266 | 31, pp. 265-281 | doxa.comunicación

julio-diciembre de 2020

Language ideologies on Spanish in Facebook pages and communities: language and social identity policies...

ISSN: 1696-019X / e-ISSN: 2386-3978

1. Introduction

The ideological configuration of Spanish in contemporary Chile has a series of singularities difficult to summarise. Broadly speaking, this is fitting with how language-as-object is treated in a disciplinary moment, when attributes assigned to said object from linguistics (i.e. immobility, synchrony, internal organisation, diatopic distribution) enter, to some extent, in crisis. There is a disciplinary vision that pays increasingly more attention to mobility, temporal discontinuity, systemic instability, relocation and multipolarity of the production of discourses. In direct relation to this conception of the objects of sociolinguistic analysis as complex (Blommaert, 2014), social networks like Facebook constitute high-quality records of how socially relevant representations emerge, circulate, and are subject to debate and negotiation. This occurs largely because the Internet provides spaces where, par excellence, management and configuration of contemporary social changes take place, in the political, ideological, and social spheres (Phyak, 2015; Deumert, 2015, Blommaert et al., 2009).

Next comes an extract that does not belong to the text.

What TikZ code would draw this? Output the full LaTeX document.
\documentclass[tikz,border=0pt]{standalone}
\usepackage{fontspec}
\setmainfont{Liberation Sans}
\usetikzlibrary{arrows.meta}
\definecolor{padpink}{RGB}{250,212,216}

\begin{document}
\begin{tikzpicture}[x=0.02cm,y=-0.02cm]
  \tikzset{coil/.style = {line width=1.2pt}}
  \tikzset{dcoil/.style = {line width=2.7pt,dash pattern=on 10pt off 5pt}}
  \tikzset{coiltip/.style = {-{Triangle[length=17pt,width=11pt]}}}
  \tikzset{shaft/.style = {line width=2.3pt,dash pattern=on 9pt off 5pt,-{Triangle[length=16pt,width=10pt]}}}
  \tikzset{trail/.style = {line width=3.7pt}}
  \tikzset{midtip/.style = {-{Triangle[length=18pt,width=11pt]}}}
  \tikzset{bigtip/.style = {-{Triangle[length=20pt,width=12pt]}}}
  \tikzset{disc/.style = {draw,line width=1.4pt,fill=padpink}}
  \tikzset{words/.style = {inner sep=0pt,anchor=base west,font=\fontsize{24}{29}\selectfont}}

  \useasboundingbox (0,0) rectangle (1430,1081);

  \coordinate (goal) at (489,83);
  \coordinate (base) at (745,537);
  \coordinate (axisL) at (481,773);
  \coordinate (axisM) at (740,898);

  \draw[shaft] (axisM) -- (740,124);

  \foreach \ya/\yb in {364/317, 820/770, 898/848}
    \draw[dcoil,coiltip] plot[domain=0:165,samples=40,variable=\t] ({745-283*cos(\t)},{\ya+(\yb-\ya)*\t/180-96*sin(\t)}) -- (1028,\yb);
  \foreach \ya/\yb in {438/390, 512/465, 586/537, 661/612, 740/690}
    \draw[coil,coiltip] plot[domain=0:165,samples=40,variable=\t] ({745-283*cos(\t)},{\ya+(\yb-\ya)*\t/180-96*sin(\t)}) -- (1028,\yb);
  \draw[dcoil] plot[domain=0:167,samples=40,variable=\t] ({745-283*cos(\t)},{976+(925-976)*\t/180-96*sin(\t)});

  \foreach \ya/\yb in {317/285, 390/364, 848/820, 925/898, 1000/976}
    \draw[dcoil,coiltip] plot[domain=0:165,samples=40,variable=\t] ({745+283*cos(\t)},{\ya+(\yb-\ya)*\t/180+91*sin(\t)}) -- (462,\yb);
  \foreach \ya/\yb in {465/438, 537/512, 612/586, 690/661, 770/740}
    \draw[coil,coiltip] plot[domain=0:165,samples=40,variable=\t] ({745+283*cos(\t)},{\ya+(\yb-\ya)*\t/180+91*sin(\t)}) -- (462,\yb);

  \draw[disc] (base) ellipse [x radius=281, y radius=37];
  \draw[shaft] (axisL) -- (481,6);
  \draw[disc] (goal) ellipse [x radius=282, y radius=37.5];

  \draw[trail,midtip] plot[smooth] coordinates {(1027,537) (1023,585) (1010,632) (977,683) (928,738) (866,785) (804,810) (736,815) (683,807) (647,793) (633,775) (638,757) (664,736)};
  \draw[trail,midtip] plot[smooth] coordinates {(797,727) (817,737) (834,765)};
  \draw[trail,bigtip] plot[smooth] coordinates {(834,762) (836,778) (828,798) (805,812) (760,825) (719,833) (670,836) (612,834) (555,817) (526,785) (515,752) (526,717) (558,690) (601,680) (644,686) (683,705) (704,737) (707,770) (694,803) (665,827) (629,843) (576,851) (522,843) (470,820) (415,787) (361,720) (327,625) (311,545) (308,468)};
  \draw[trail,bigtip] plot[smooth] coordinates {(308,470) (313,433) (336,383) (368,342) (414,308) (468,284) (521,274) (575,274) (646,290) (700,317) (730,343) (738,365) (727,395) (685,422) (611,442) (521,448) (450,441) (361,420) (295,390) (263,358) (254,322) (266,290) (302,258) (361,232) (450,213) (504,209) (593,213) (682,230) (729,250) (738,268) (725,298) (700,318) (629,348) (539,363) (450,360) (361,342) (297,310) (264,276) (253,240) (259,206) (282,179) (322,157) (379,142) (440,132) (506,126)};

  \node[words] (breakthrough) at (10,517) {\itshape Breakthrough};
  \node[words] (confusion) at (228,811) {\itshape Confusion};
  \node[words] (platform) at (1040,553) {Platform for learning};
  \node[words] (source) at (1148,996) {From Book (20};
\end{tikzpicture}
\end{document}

This paper focuses on how notions of language and diversity are thought and challenged, thus exposing the complex ways in which they are articulated on Facebook, for and by Spanish speakers in Chile. Its main purpose is to account for the presence (or absence) of certain language ideologies in the corpus and their characteristics, in order to briefly describe their projection in the historical-political context of contemporary Chile.

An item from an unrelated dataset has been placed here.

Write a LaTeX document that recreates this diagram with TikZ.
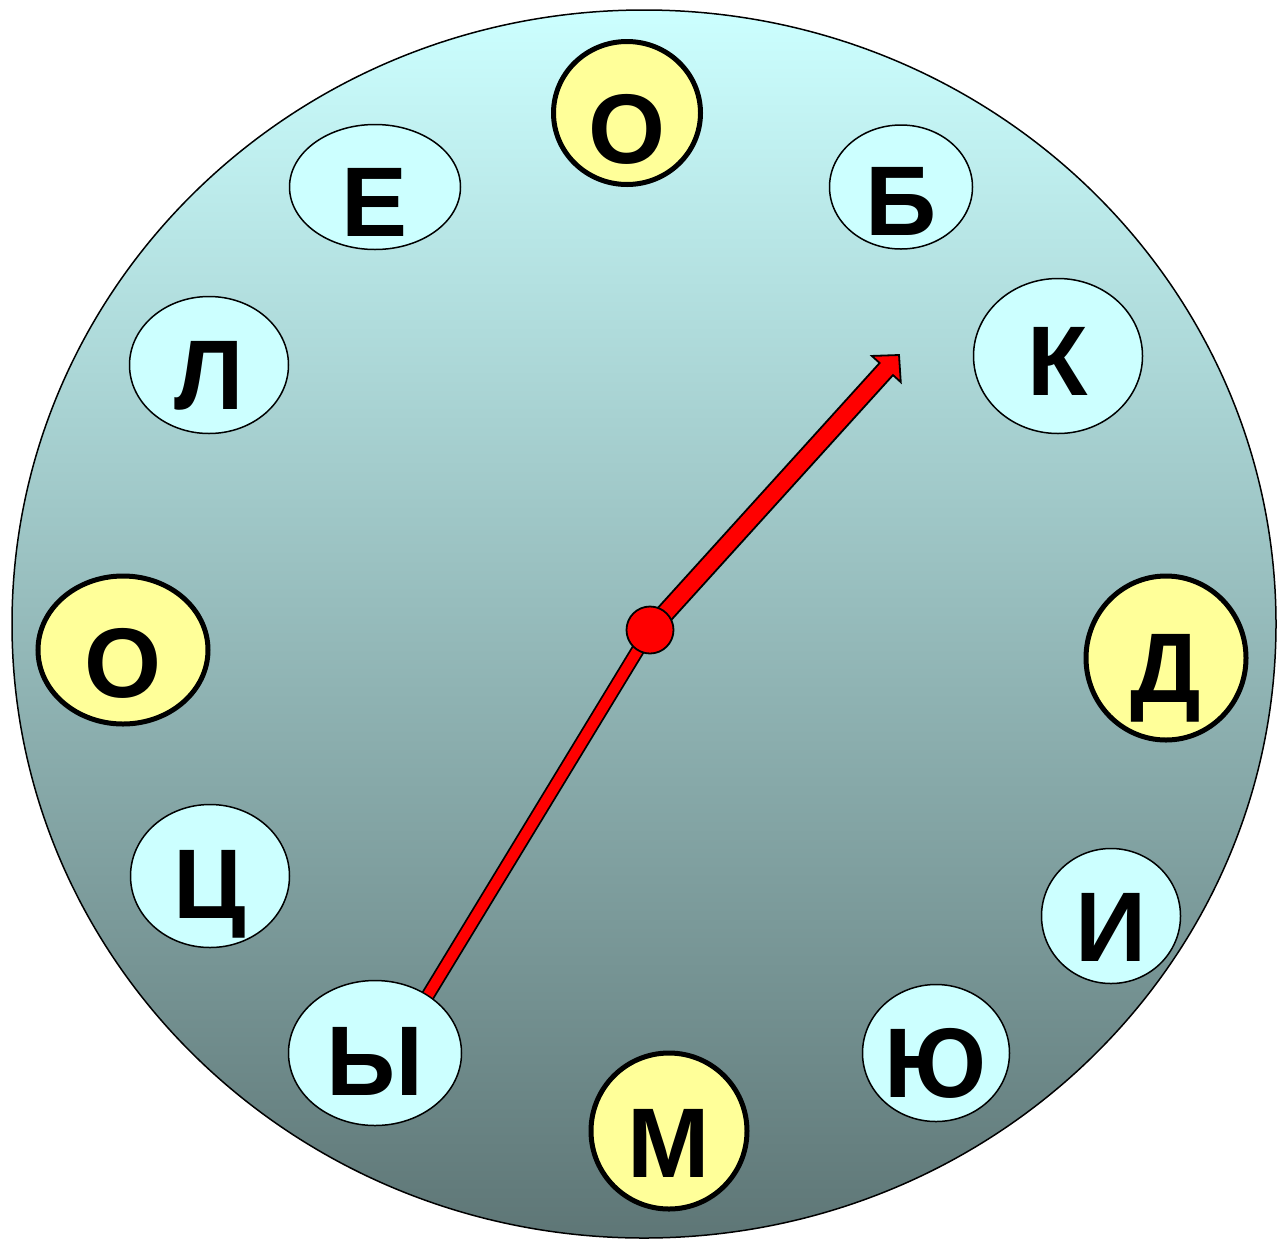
\documentclass[tikz,border=0pt]{standalone}
\usepackage{fontspec}
\setmainfont{Liberation Sans}
\usetikzlibrary{shapes.geometric,calc}
\definecolor{facetop}{HTML}{CCFFFF}
\definecolor{facebot}{HTML}{5E7676}
\definecolor{lcyan}{HTML}{CCFFFF}
\definecolor{lyellow}{HTML}{FFFF99}
\tikzset{
  plain/.style={ellipse, draw=black, line width=1.5pt, fill=lcyan, inner sep=0pt},
  marked/.style={ellipse, draw=black, line width=5pt, fill=lyellow, inner sep=0pt},
  letter/.style={anchor=base, inner sep=0pt, font=\fontsize{99}{99}\selectfont\bfseries},
  handfill/.style={fill=red, draw=black, line width=1.8pt, line join=miter},
}
\begin{document}
\begin{tikzpicture}[x=1pt,y=-1pt]
\useasboundingbox (0,0) rectangle (1282,1240);
% clock face
\shade[top color=facetop, bottom color=facebot] (644,624) ellipse [x radius=632, y radius=614];
\draw[line width=1.5pt] (644,624) ellipse [x radius=632, y radius=614];
% hands
\coordinate (hub) at (650,630);
\coordinate (ktip) at (899,355);
\coordinate (yic) at (375,1053);
\coordinate (yend) at (419,1010);
\draw[black, line width=14pt] (hub) -- (yend);
\draw[red, line width=10.4pt] (hub) -- (yend);
\coordinate (kbase) at ($(hub)!0.949!(ktip)$);
\filldraw[handfill] ($(hub)!9pt!90:(ktip)$) -- ($(kbase)!9pt!90:(ktip)$) -- ($(kbase)!19.5pt!90:(ktip)$) -- (ktip) -- ($(kbase)!19.5pt!-90:(ktip)$) -- ($(kbase)!9pt!-90:(ktip)$) -- ($(hub)!9pt!-90:(ktip)$) -- cycle;
\node[circle, fill=red, draw=black, line width=1.8pt, minimum size=47pt, inner sep=0pt] (hubdot) at (hub) {};
% letters
\node[marked, minimum width=147pt, minimum height=143pt] (o1) at (627,113) {};
\node[letter] (to1) at ([yshift=-50pt]o1.center) {О};
\node[plain, minimum width=171pt, minimum height=125pt] (e) at (375,187) {};
\node[letter] (te) at ([yshift=-49pt]e.center) {Е};
\node[plain, minimum width=143pt, minimum height=124pt] (b) at (901,187) {};
\node[letter] (tb) at ([yshift=-48pt]b.center) {Б};
\node[plain, minimum width=169pt, minimum height=155pt] (k) at (1058,356) {};
\node[letter] (tk) at ([yshift=-39pt]k.center) {К};
\node[plain, minimum width=159pt, minimum height=137pt] (l) at (209,365) {};
\node[letter] (tl) at ([yshift=-44pt]l.center) {Л};
\node[marked, minimum width=170pt, minimum height=148pt] (o2) at (123,650) {};
\node[letter] (to2) at ([yshift=-47pt]o2.center) {О};
\node[marked, minimum width=160pt, minimum height=164pt] (d) at (1166,658) {};
\node[letter] (td) at ([yshift=-44pt]d.center) {Д};
\node[plain, minimum width=159pt, minimum height=143pt] (c) at (210,876) {};
\node[letter] (tc) at ([yshift=-42pt]c.center) {Ц};
\node[plain, minimum width=139pt, minimum height=135pt] (i) at (1111,916) {};
\node[letter] (ti) at ([yshift=-45pt]i.center) {И};
\node[plain, minimum width=173pt, minimum height=145pt] (yi) at (yic) {};
\node[letter] (tyi) at ([yshift=-42pt]yi.center) {Ы};
\node[plain, minimum width=147pt, minimum height=137pt] (yu) at (936,1053) {};
\node[letter] (tyu) at ([yshift=-44pt]yu.center) {Ю};
\node[marked, minimum width=156pt, minimum height=156pt] (m) at (669,1131) {};
\node[letter] (tm) at ([yshift=-46pt]m.center) {М};
\end{tikzpicture}
\end{document}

The notion of linguistic ideologies ascribed here refers to “cognitive frameworks that coherently link language with an extralinguistic order, naturalising it, and normalising it” (Del Valle and Meirinho, 2016). That is, these frameworks do not only refer to language, but also to specific social and cultural orders (for example, some that refer to identity, community, nation, state, gender), which are deeply intertwined with power structures, in whose constitution and permanence actively cooperate. Arnoux and Del Valle (2010) propose that linguistic ideologies are sustained in ideologemes, “commonplaces, postulates or maxims” that operate as presuppositions of the discourse, such as, “In Chile people speak (Spanish) poorly”.

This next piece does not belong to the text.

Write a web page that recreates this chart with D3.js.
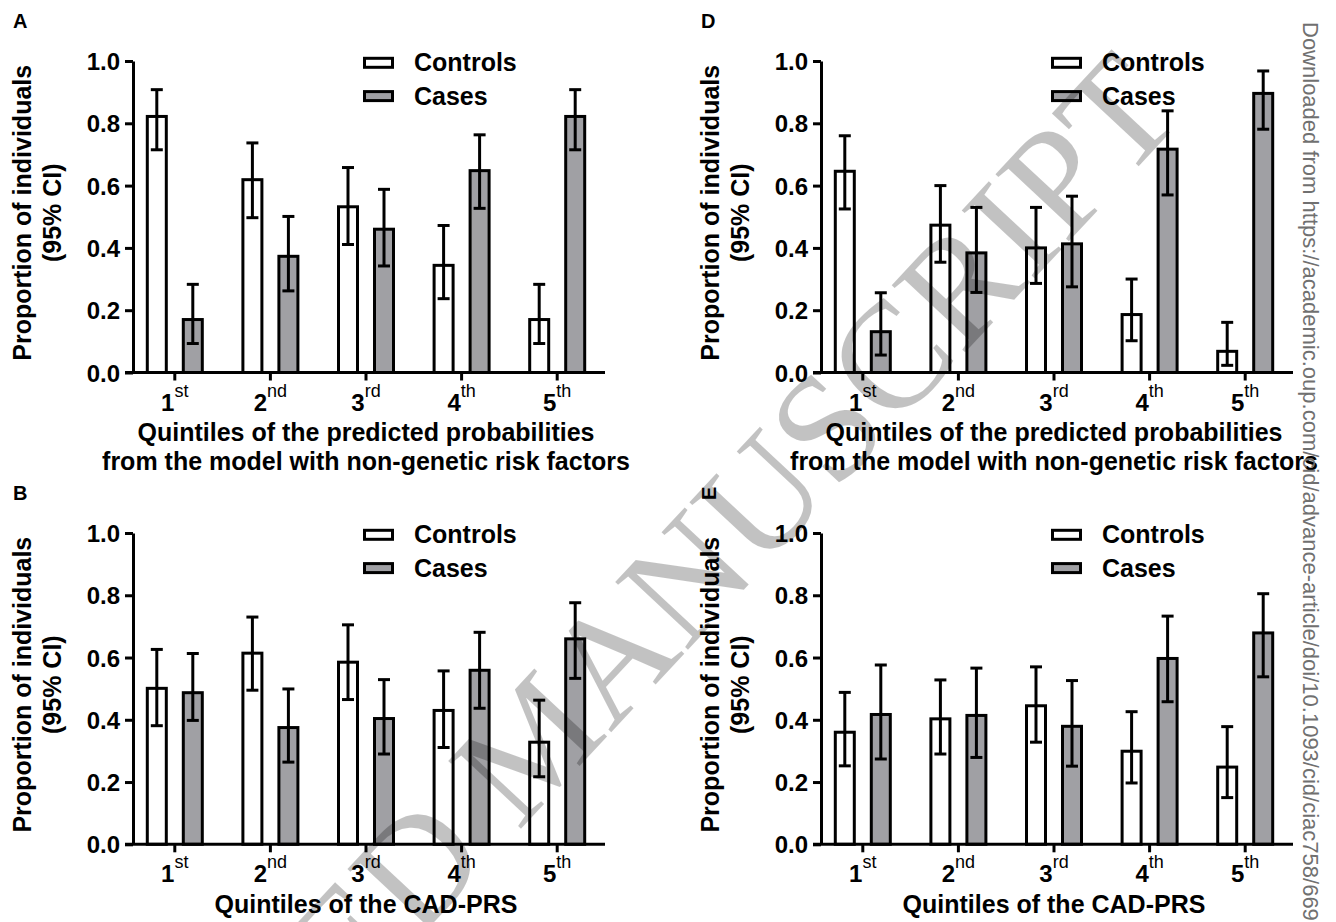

Woolard (2007) suggests that in the contemporary global world there is a prevalence of two Western-origin language ideologies that represent epistemological and moral notions. The first one, anonymity, understands a certain language as a public, de-personalised and de-localised voice and is frequent in cases of transnational hegemonic languages. English, for example, is positioned as the anonymous language by default, not only in the national states where it predominates but also in digital environments globally (Ricento 2015). Similarly, Del Valle (2007) provides evidence of contemporary hegemonic discourses around Spanish as a post-national, common, mestizo language, with privileged access to modernity, a vision common among linguistic management and planning agents, mostly from the institutionality of the Academies of the Spanish Language, but also in the publishing industry and the teaching of Spanish as a foreign language (Del Valle, 2014). Woolard (2007) suggests that recognising a language as “anonymous” requires the acceptance of the authority of such anonymity by the people, a process called méconnaissance by Bourdieu (1991), which occurs mainly at school. In this process, the dominant language variety is purged of its specific social origin and starts being imagined as a natural attribute of authority, transparent and guaranteed in social communication. From a critical perspective, this hides the fundamental fact that, inevitably, the anonymous language will necessarily belong more to some than to others, as the dominant classes typically have access and control of that language.